> [Set problem]:
Using the material below, work out how many lines contain the word "draw". Reply with the number and nothing more.

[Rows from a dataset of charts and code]
####

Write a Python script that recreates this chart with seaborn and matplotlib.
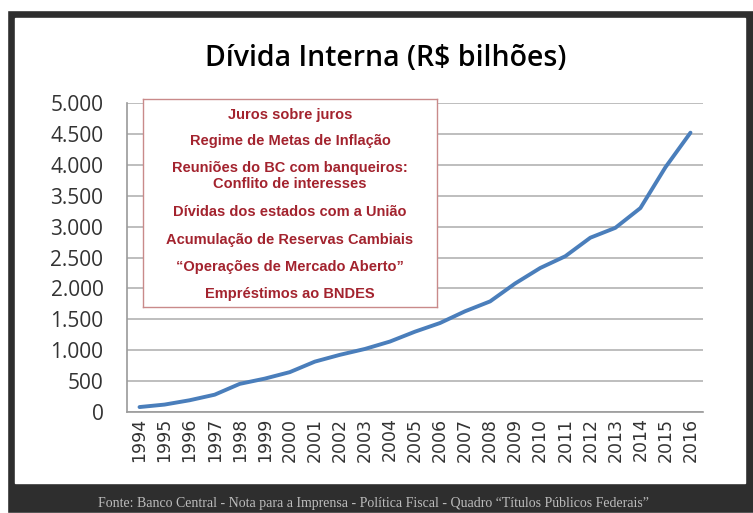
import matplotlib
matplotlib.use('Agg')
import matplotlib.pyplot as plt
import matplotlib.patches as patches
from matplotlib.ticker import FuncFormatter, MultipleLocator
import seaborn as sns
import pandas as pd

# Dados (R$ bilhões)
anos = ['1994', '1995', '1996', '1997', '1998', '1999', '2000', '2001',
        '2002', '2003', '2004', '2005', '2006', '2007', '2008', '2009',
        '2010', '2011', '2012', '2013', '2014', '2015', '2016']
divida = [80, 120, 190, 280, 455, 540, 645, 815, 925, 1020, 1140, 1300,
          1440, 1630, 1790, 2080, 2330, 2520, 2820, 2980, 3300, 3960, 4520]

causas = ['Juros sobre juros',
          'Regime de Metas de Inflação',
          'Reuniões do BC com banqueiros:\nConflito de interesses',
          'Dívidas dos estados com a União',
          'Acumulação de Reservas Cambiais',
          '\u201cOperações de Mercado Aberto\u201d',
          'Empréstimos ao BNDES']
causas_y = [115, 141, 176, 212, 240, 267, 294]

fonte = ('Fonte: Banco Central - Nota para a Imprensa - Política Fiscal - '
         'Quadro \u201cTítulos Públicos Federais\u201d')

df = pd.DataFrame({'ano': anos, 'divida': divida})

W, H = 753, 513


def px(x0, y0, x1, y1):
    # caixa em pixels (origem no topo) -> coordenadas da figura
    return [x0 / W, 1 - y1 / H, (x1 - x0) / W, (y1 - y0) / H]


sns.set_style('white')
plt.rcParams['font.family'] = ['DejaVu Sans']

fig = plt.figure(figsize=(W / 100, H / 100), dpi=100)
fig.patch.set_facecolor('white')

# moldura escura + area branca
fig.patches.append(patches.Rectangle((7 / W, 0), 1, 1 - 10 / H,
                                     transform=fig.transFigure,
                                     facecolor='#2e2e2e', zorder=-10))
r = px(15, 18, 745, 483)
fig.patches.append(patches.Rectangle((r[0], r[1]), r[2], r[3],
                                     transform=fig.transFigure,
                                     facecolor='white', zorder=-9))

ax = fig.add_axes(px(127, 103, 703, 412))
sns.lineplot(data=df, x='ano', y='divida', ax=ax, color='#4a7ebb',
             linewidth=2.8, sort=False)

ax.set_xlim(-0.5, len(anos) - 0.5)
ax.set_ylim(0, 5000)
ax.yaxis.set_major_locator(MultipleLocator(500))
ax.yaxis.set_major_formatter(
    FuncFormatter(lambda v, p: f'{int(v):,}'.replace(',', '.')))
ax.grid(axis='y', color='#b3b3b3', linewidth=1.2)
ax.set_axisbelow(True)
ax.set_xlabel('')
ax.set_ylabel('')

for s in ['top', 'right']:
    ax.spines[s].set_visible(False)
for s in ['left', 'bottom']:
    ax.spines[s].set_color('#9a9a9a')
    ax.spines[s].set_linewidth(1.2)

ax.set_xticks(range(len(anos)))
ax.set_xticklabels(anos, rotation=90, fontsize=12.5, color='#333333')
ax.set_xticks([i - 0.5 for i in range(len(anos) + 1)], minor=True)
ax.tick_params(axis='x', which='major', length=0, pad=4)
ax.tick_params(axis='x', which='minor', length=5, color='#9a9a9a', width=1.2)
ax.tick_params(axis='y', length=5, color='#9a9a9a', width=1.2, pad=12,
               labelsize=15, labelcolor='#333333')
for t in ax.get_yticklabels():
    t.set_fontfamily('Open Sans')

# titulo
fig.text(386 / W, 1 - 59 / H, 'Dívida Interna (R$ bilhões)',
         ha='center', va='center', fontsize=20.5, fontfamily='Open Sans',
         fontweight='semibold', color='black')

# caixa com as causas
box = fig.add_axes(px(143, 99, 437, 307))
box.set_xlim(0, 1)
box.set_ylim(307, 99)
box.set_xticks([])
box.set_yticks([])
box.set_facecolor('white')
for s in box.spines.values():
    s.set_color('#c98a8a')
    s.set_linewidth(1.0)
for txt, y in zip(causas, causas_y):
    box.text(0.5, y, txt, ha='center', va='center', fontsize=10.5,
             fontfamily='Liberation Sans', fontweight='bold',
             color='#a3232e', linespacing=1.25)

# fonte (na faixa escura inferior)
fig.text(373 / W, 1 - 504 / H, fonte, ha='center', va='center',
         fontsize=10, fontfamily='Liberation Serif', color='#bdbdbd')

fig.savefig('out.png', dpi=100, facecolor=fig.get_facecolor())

####

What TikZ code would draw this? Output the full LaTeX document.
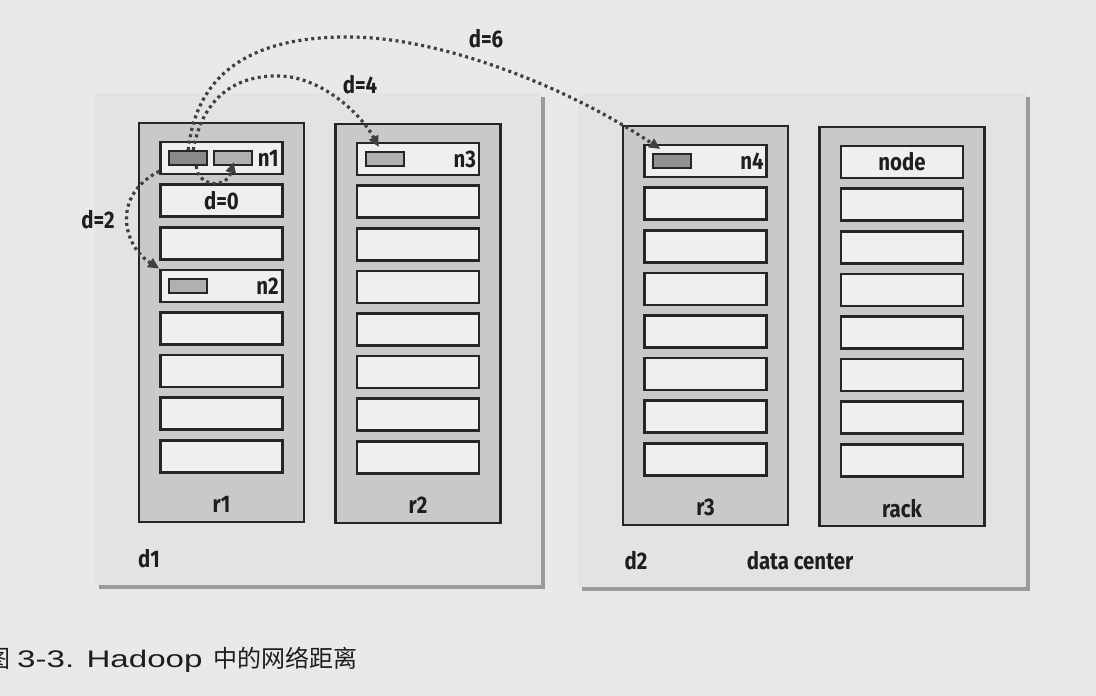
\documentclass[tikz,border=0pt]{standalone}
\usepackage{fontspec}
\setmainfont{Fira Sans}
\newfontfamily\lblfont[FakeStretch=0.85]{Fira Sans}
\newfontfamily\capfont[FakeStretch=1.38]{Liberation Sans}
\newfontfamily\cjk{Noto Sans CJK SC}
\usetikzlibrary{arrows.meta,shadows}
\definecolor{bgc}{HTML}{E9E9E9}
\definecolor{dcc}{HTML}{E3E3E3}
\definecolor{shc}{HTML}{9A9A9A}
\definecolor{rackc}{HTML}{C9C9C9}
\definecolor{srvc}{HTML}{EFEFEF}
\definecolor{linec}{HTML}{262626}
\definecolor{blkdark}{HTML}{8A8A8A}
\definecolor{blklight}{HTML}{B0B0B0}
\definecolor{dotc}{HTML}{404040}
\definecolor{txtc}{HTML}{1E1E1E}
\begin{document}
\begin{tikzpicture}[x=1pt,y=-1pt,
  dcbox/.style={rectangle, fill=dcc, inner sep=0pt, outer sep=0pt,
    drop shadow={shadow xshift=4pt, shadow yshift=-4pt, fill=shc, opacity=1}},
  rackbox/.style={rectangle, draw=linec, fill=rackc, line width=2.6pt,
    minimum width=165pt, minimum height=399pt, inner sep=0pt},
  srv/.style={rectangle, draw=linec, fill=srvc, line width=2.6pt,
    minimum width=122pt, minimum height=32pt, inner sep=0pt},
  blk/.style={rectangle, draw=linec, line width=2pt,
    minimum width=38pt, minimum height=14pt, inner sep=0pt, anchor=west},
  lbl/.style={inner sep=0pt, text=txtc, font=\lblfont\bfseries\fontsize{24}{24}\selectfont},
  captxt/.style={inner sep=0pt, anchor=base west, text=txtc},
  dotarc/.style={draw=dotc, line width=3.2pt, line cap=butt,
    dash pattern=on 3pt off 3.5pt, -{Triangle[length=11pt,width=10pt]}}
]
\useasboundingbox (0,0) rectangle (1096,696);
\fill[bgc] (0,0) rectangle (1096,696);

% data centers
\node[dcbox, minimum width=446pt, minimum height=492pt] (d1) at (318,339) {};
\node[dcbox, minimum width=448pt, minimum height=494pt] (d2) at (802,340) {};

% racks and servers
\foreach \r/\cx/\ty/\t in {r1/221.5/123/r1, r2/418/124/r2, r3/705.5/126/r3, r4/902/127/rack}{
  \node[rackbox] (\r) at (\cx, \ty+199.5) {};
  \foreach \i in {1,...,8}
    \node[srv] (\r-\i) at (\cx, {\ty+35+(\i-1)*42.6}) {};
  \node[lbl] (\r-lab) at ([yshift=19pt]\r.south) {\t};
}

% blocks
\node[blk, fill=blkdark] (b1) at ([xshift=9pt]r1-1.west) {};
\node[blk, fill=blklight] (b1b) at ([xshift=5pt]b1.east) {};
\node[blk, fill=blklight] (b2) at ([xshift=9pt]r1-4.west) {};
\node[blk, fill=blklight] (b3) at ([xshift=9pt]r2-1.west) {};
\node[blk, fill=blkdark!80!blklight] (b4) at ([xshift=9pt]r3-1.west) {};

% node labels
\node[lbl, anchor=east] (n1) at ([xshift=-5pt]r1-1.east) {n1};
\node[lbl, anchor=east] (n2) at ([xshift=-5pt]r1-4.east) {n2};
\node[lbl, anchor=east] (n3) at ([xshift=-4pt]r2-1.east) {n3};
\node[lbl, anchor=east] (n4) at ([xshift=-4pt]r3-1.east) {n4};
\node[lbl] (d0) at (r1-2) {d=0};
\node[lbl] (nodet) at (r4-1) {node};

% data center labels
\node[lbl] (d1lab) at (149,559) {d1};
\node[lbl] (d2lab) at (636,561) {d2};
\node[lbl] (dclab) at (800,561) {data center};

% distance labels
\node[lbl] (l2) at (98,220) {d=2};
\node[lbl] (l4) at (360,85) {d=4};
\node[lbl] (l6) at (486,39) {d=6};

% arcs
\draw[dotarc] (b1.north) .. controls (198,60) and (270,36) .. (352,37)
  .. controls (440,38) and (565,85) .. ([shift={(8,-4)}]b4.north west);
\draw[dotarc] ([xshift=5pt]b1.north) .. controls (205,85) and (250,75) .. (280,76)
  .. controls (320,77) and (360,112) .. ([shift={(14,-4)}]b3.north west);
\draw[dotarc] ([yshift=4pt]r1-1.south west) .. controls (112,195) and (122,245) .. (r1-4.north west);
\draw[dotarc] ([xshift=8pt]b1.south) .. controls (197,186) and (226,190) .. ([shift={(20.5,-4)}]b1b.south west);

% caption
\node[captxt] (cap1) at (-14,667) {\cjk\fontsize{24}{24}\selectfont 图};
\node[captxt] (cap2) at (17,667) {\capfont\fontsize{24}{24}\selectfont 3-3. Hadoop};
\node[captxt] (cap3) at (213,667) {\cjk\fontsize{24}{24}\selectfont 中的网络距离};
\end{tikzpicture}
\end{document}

####

> [Task output]:
9